◆ Set task ◆
Would you repeat the listing exactly but omit every picture?

--- Begin Data lines ---

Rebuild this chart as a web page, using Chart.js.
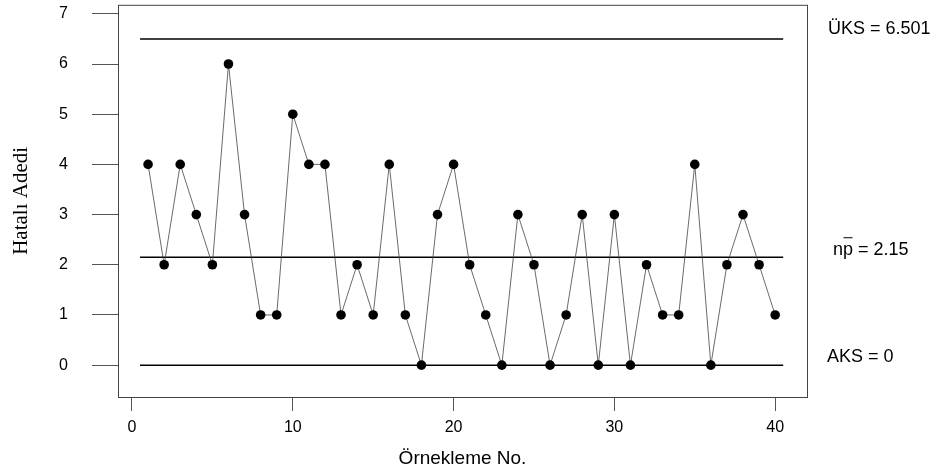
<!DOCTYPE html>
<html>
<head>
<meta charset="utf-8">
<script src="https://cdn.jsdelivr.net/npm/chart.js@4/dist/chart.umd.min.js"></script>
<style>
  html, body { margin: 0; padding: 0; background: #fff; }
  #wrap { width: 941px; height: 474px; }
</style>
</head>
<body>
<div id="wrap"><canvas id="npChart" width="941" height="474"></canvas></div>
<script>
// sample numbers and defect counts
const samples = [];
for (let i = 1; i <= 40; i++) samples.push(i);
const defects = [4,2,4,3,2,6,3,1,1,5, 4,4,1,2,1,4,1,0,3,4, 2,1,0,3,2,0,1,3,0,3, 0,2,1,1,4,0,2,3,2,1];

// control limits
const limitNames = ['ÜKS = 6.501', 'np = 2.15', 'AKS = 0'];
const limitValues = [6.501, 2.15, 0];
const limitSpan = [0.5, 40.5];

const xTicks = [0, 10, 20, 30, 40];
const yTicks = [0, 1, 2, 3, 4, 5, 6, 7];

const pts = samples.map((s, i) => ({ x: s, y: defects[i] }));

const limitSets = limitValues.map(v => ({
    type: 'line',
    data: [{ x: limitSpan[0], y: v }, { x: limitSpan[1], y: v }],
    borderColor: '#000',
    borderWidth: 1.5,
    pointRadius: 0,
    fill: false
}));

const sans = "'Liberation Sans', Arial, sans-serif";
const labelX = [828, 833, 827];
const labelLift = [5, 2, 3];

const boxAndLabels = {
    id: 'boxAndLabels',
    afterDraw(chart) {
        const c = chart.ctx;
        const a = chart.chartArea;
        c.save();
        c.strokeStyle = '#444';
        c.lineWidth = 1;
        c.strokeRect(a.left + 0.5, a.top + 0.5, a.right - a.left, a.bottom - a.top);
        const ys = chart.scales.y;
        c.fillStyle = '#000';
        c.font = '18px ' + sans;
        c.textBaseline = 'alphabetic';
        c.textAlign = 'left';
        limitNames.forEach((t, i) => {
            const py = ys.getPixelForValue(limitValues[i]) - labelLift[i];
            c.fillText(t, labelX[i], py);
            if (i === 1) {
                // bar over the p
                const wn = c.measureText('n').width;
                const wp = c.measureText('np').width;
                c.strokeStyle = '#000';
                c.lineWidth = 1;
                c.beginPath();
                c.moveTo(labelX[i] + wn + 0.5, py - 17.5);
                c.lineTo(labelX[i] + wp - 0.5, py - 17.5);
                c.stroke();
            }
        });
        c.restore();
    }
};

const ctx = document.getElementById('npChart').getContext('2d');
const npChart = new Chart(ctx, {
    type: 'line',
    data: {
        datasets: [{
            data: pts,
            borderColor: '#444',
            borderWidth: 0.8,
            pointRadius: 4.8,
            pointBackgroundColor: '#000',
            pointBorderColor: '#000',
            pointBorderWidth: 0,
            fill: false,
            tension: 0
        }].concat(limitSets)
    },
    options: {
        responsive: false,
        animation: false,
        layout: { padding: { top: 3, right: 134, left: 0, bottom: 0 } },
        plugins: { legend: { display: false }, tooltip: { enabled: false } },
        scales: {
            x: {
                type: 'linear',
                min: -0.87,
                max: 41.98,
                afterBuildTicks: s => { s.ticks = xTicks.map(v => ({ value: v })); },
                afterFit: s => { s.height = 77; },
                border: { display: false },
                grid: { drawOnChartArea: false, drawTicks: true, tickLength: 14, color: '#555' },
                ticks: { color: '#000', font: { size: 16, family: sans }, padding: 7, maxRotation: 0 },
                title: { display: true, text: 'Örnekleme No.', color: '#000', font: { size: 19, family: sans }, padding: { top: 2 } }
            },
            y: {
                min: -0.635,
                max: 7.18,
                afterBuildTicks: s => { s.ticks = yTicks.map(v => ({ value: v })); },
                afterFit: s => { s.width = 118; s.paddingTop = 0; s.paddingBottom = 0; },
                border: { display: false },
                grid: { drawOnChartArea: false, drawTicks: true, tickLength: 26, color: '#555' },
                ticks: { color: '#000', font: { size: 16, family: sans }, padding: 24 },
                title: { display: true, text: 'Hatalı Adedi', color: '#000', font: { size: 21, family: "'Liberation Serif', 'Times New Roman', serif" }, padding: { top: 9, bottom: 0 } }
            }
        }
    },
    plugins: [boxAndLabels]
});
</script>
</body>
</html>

--- End Data lines ---

◆ Correct result ◆
Rebuild this chart as a web page, using Chart.js.
<!DOCTYPE html>
<html>
<head>
<meta charset="utf-8">
<script src="https://cdn.jsdelivr.net/npm/chart.js@4/dist/chart.umd.min.js"></script>
<style>
  html, body { margin: 0; padding: 0; background: #fff; }
  #wrap { width: 941px; height: 474px; }
</style>
</head>
<body>
<div id="wrap"><canvas id="npChart" width="941" height="474"></canvas></div>
<script>
// sample numbers and defect counts
const samples = [];
for (let i = 1; i <= 40; i++) samples.push(i);
const defects = [4,2,4,3,2,6,3,1,1,5, 4,4,1,2,1,4,1,0,3,4, 2,1,0,3,2,0,1,3,0,3, 0,2,1,1,4,0,2,3,2,1];

// control limits
const limitNames = ['ÜKS = 6.501', 'np = 2.15', 'AKS = 0'];
const limitValues = [6.501, 2.15, 0];
const limitSpan = [0.5, 40.5];

const xTicks = [0, 10, 20, 30, 40];
const yTicks = [0, 1, 2, 3, 4, 5, 6, 7];

const pts = samples.map((s, i) => ({ x: s, y: defects[i] }));

const limitSets = limitValues.map(v => ({
    type: 'line',
    data: [{ x: limitSpan[0], y: v }, { x: limitSpan[1], y: v }],
    borderColor: '#000',
    borderWidth: 1.5,
    pointRadius: 0,
    fill: false
}));

const sans = "'Liberation Sans', Arial, sans-serif";
const labelX = [828, 833, 827];
const labelLift = [5, 2, 3];

const boxAndLabels = {
    id: 'boxAndLabels',
    afterDraw(chart) {
        const c = chart.ctx;
        const a = chart.chartArea;
        c.save();
        c.strokeStyle = '#444';
        c.lineWidth = 1;
        c.strokeRect(a.left + 0.5, a.top + 0.5, a.right - a.left, a.bottom - a.top);
        const ys = chart.scales.y;
        c.fillStyle = '#000';
        c.font = '18px ' + sans;
        c.textBaseline = 'alphabetic';
        c.textAlign = 'left';
        limitNames.forEach((t, i) => {
            const py = ys.getPixelForValue(limitValues[i]) - labelLift[i];
            c.fillText(t, labelX[i], py);
            if (i === 1) {
                // bar over the p
                const wn = c.measureText('n').width;
                const wp = c.measureText('np').width;
                c.strokeStyle = '#000';
                c.lineWidth = 1;
                c.beginPath();
                c.moveTo(labelX[i] + wn + 0.5, py - 17.5);
                c.lineTo(labelX[i] + wp - 0.5, py - 17.5);
                c.stroke();
            }
        });
        c.restore();
    }
};

const ctx = document.getElementById('npChart').getContext('2d');
const npChart = new Chart(ctx, {
    type: 'line',
    data: {
        datasets: [{
            data: pts,
            borderColor: '#444',
            borderWidth: 0.8,
            pointRadius: 4.8,
            pointBackgroundColor: '#000',
            pointBorderColor: '#000',
            pointBorderWidth: 0,
            fill: false,
            tension: 0
        }].concat(limitSets)
    },
    options: {
        responsive: false,
        animation: false,
        layout: { padding: { top: 3, right: 134, left: 0, bottom: 0 } },
        plugins: { legend: { display: false }, tooltip: { enabled: false } },
        scales: {
            x: {
                type: 'linear',
                min: -0.87,
                max: 41.98,
                afterBuildTicks: s => { s.ticks = xTicks.map(v => ({ value: v })); },
                afterFit: s => { s.height = 77; },
                border: { display: false },
                grid: { drawOnChartArea: false, drawTicks: true, tickLength: 14, color: '#555' },
                ticks: { color: '#000', font: { size: 16, family: sans }, padding: 7, maxRotation: 0 },
                title: { display: true, text: 'Örnekleme No.', color: '#000', font: { size: 19, family: sans }, padding: { top: 2 } }
            },
            y: {
                min: -0.635,
                max: 7.18,
                afterBuildTicks: s => { s.ticks = yTicks.map(v => ({ value: v })); },
                afterFit: s => { s.width = 118; s.paddingTop = 0; s.paddingBottom = 0; },
                border: { display: false },
                grid: { drawOnChartArea: false, drawTicks: true, tickLength: 26, color: '#555' },
                ticks: { color: '#000', font: { size: 16, family: sans }, padding: 24 },
                title: { display: true, text: 'Hatalı Adedi', color: '#000', font: { size: 21, family: "'Liberation Serif', 'Times New Roman', serif" }, padding: { top: 9, bottom: 0 } }
            }
        }
    },
    plugins: [boxAndLabels]
});
</script>
</body>
</html>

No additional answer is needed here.